Economia

Dopo la cura Usa, piano di rilancio e sbarco in Cina

da Milano

Sarà avviato in questi primi giorni del 2007 il trasferimento dello stabilimento Ansaldo sistemi industriali da Trieste a Monfalcone, operazione prevista e approvata nel piano industriale per la riorganizzazione e razionalizzazione dei processi con l’obiettivo di contenere i costi. Il progetto - che avverrà in circa sei mesi - si è reso necessario per ottimizzare la produzione industriale, anche a fronte del forte incremento della domanda, attraverso una serie di migliorie dello stabilimento di Monfalcone dove verranno trasferite tutte le attuali maestranze e le relative produzioni (motori e generatori elettrici e drive di potenza di media tensione).
L'investimento per questa operazione è di circa 7 milioni di euro provenienti in parte dalla vendita dello stabilimento di Trieste a una società locale di impiantistica e in parte da finanziamenti.
«In questa fase - dice Claudio Andrea Gemme, amministratore delegato di Ansaldo sistemi industriali - desideriamo ringraziare i dipendenti coinvolti in questa delicata operazione che rappresenta però un momento importante per il rilancio produttivo dell'azienda e che ci consentirà di far fronte alla crescente domanda che stiamo registrando sul mercato. E sappiamo che è in corso un importante riassetto urbanistico e logistico della zona. È determinante, perché coinvolge le nostre aree e quelle contigue di Fincantieri, con cui vantiamo da sempre ottimi rapporti di collaborazione». Ansaldo sistemi, infatti, è il fornitore dei motori delle grandi navi, da crociera e militari, costruite da Fincantieri.
Si tratta di un’altra tessera che va a inserirsi in una delle tante storie tutte italiane, quella di Ansaldo sistemi appunto. Una costola della grande Ansaldo fondata nel 1853 e che, attraverso mille vicissitudini, oggi è tra i leader mondiali nell’automazione industriale, attiva nella progettazione, realizzazione e distribuzione di sistemi elettrici, elettronica di potenza, motori e generatori.
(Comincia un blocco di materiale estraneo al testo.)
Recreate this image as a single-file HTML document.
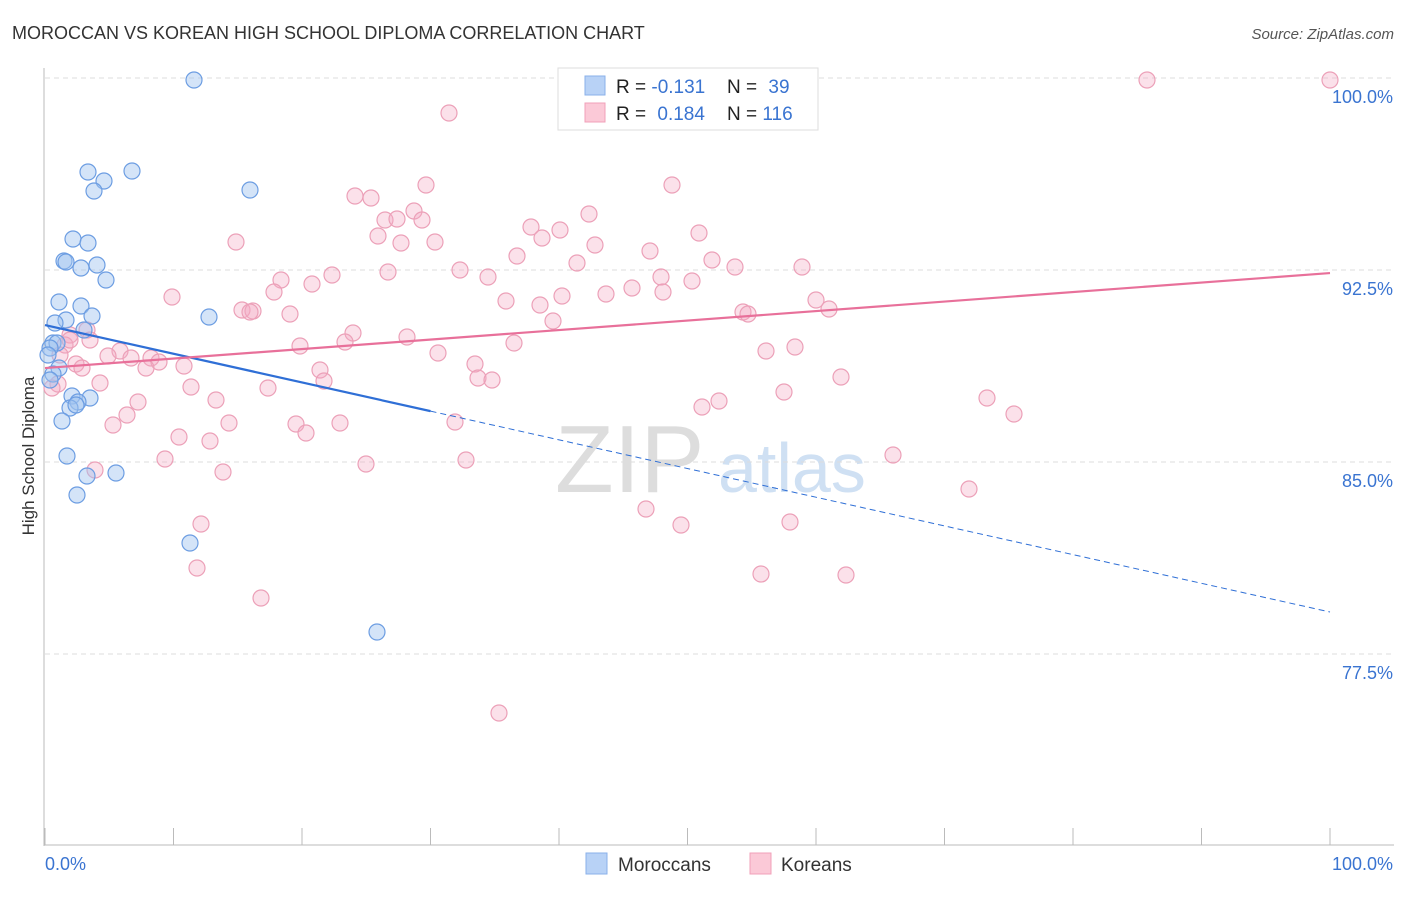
<!DOCTYPE html>
<html><head><meta charset="utf-8"><style>
body{margin:0;background:#fff;font-family:"Liberation Sans",sans-serif;}
svg text{font-family:"Liberation Sans",sans-serif;}
</style></head><body>
<svg id="c" width="1406" height="892">
<text x="12" y="39" font-size="18" fill="#333">MOROCCAN VS KOREAN HIGH SCHOOL DIPLOMA CORRELATION CHART</text>
<text x="1394" y="39" font-size="15" fill="#555" font-style="italic" text-anchor="end">Source: ZipAtlas.com</text>
<text x="34" y="456" font-size="17" fill="#333" transform="rotate(-90 34 456)" text-anchor="middle">High School Diploma</text>
<text x="555" y="492" font-size="96" fill="#ddd" font-family="Liberation Serif">ZIP</text>
<text x="718" y="492" font-size="70" fill="#cfe0f3">atlas</text>
<g id="grid"></g><g id="pts"></g><g id="lines"></g>
<g>
<rect x="558" y="68" width="260" height="62" fill="#fff" stroke="#ddd"/>
<rect x="585" y="76" width="20" height="19" fill="#b8d2f6" stroke="#8ab0ea"/>
<rect x="585" y="103" width="20" height="19" fill="#fbc9d7" stroke="#f0a0b9"/>
<text x="616" y="93" font-size="19" fill="#222">R = <tspan fill="#3a74d1">-0.131</tspan></text>
<text x="727" y="93" font-size="19" fill="#222">N = <tspan fill="#3a74d1" dx="6">39</tspan></text>
<text x="616" y="120" font-size="19" fill="#222">R = <tspan fill="#3a74d1" dx="6">0.184</tspan></text>
<text x="727" y="120" font-size="19" fill="#222">N = <tspan fill="#3a74d1">116</tspan></text>
</g>
<g>
<rect x="586" y="853" width="21" height="21" fill="#b8d2f6" stroke="#8ab0ea"/>
<text x="618" y="871" font-size="19" fill="#333">Moroccans</text>
<rect x="750" y="853" width="21" height="21" fill="#fbc9d7" stroke="#f0a0b9"/>
<text x="781" y="871" font-size="19" fill="#333">Koreans</text>
</g>
<text x="45" y="870" font-size="18" fill="#3a74d1">0.0%</text>
<text x="1393" y="870" font-size="18" fill="#3a74d1" text-anchor="end">100.0%</text>
</svg>
<script>
const NS="http://www.w3.org/2000/svg";
const yTicks=[100,92.5,85,77.5];
const yTickLabels=["100.0%","92.5%","85.0%","77.5%"];
const blueX=[(194),88,132,104,94,250,73,88,64,66,97,81,106,59,81,209,92,66,55,84,53,57,50,59,53,50,90,72,78,70,76,62,67,116,87,77,190,377,48];
const blueYpx=[80,172,171,181,191,190,239,243,261,262,265,268,280,302,306,317,316,320,323,330,343,343,348,368,374,380,398,396,402,408,405,421,456,473,476,495,543,632,355];
const pinkXpx=[567,1147,1330,449,672,426,355,371,589,414,385,397,422,531,699,560,378,542,236,401,435,595,650,517,712,577,735,802,460,388,332,488,661,281,692,312,632,274,663,606,172,506,816,562,540,242,253,250,829,743,748,290,553,87,353,70,407,345,514,300,795,766,120,438,108,131,151,159,76,82,184,146,475,320,324,478,492,841,100,191,268,784,138,216,719,702,987,127,113,229,340,296,455,306,179,210,1014,893,165,366,466,95,223,969,646,201,681,790,197,761,846,261,499,58,52,65,60,70,90];
const pinkYpx=[79,80,80,113,185,185,196,198,214,211,220,219,220,227,233,230,236,238,242,243,242,245,251,256,260,263,267,267,270,272,275,277,277,280,281,284,288,292,292,294,297,301,300,296,305,310,311,312,309,312,314,314,321,330,333,335,337,342,343,346,347,351,351,353,356,358,358,362,364,368,366,368,364,370,381,378,380,377,383,387,388,392,402,400,401,407,398,415,425,423,423,424,422,433,437,441,414,455,459,464,460,470,472,489,509,524,525,522,568,574,575,598,713,384,388,345,355,340,340];
// convert pixel reads to data values
const xv=p=>(p-45)/12.85, yv=p=>100-(p-78)/25.6;
const blueXs=blueX.map(xv), blueYs=blueYpx.map(yv);
const pinkXs=pinkXpx.map(xv), pinkYs=pinkYpx.map(yv);
const blueTrend=[90.35,79.14], pinkTrend=[88.67,92.38];
const X=v=>45+v*12.85, Y=v=>78+(100-v)*25.6;
const svg=document.getElementById('c');
function mk(t,a,parent){const e=document.createElementNS(NS,t);for(const k in a)e.setAttribute(k,a[k]);(parent||svg).appendChild(e);return e;}
const g=document.getElementById('grid');
mk('line',{x1:44,y1:68,x2:44,y2:846,stroke:'#bbb'},g);
mk('line',{x1:44,y1:845,x2:1394,y2:845,stroke:'#bbb'},g);
for(let i=0;i<=10;i++){const l=mk('line',{x1:X(i*10),y1:828,x2:X(i*10),y2:845,stroke:'#bbb'},g);

}
yTicks.forEach((t,i)=>{const l=mk('line',{x1:45,y1:Y(t),x2:1394,y2:Y(t),stroke:'#ddd','stroke-dasharray':'5,4'},g);


const tx=mk('text',{x:1393,y:Y(t)+25,'font-size':18,fill:'#3a74d1','text-anchor':'end'},g);tx.textContent=yTickLabels[i];

});
const P=document.getElementById('pts');
pinkXs.forEach((x,i)=>{const c=mk('circle',{cx:X(x),cy:Y(pinkYs[i]),r:8,fill:'rgba(244,170,194,0.35)',stroke:'#eca0b8','stroke-width':1.2},P);

});
blueXs.forEach((x,i)=>{const c=mk('circle',{cx:X(x),cy:Y(blueYs[i]),r:8,fill:'rgba(160,195,240,0.45)',stroke:'#6c9de2','stroke-width':1.2},P);

});
const L=document.getElementById('lines');
const by=x=>blueTrend[0]+(blueTrend[1]-blueTrend[0])*x/100;
let a=mk('line',{x1:X(0),y1:Y(by(0)),x2:X(30),y2:Y(by(30)),stroke:'#2f6fd6','stroke-width':2.2},L);


a=mk('line',{x1:X(30),y1:Y(by(30)),x2:X(100),y2:Y(by(100)),stroke:'#2f6fd6','stroke-width':1,'stroke-dasharray':'6,4'},L);


a=mk('line',{x1:X(0),y1:Y(pinkTrend[0]),x2:X(100),y2:Y(pinkTrend[1]),stroke:'#e8709a','stroke-width':2.2},L);


</script>
</body></html>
Figlia degli anni in cui la politica si esercitava a ridurre in «spezzatini» le Partecipazioni statali, Ansaldo Sistemi è sopravvissuta a varie crisi più o meno pesanti.
«Sarebbe bello - aggiunge Gemme - ricomporre lo spezzatino per il bene del Paese. Le nostre aziende, una volta ripulite e alleggerite dai fardelli del passato, sarebbero senza dubbio in grado di competere con i colossi internazionali. Questo è il sogno: ricompattare i marchi gloriosi che, guarda caso, sono sempre più apprezzati dagli americani. I quali guardano alle aziende italiane con grande interesse e sono sempre pronti a concludere altre importanti operazioni. Nei piani di sviluppo del nostro azionista, infatti, Ansaldo Sistemi industriali può diventare una sorta di ombrello sotto il quale raccogliere una serie di aziende finalizzate al consolidamento di un forte raggruppamento del settore dell’automazione».
Strappata dal fallimento del gruppo americano Hve (che l’aveva acquistata da Finmeccanica) poco più di un anno fa, Ansaldo sistemi, con il piano di ristrutturazione e rilancio messo a punto dalla nuova proprietà, il fondo d’investimento Usa Patriarch partners, è tornata agli antichi fasti.
«Ora vediamo un mercato in crescita - aggiunge Claudio Andrea Gemme - sia nel settore civile, sia in quello militare. Tocchiamo con mano la nostra costante crescita, non solo nel navale. E i mercati non sono solo quelli tradizionali. Ci sono, per esempio, Cina e India. Vedo che c’è un’affannosa rincorsa di molte aziende a stabilire alleanze soprattutto a Pechino e dintorni. Ansaldo Sistemi ha preferito fare un’operazione diversa aprendo una società tutta nostra. Questo ci consente di starcene al riparo da eventuali sorprese che potrebbero esserci in caso di joint venture. Ci sono poi alleanze a livello più paritetico. Per ora registriamo buoni risultati (circa 25 milioni di euro l’anno, ndr), ma puntiamo decisamente a raddoppiare».


Ansaldo Sistemi ha chiuso l’esercizio 2005-2006 con ricavi consolidati pari a 219 milioni di euro (più 19,6%) mentre l’utile netto passa da un pesante meno 21,3 milioni dell’esercizio precedente a più 14,3 milioni.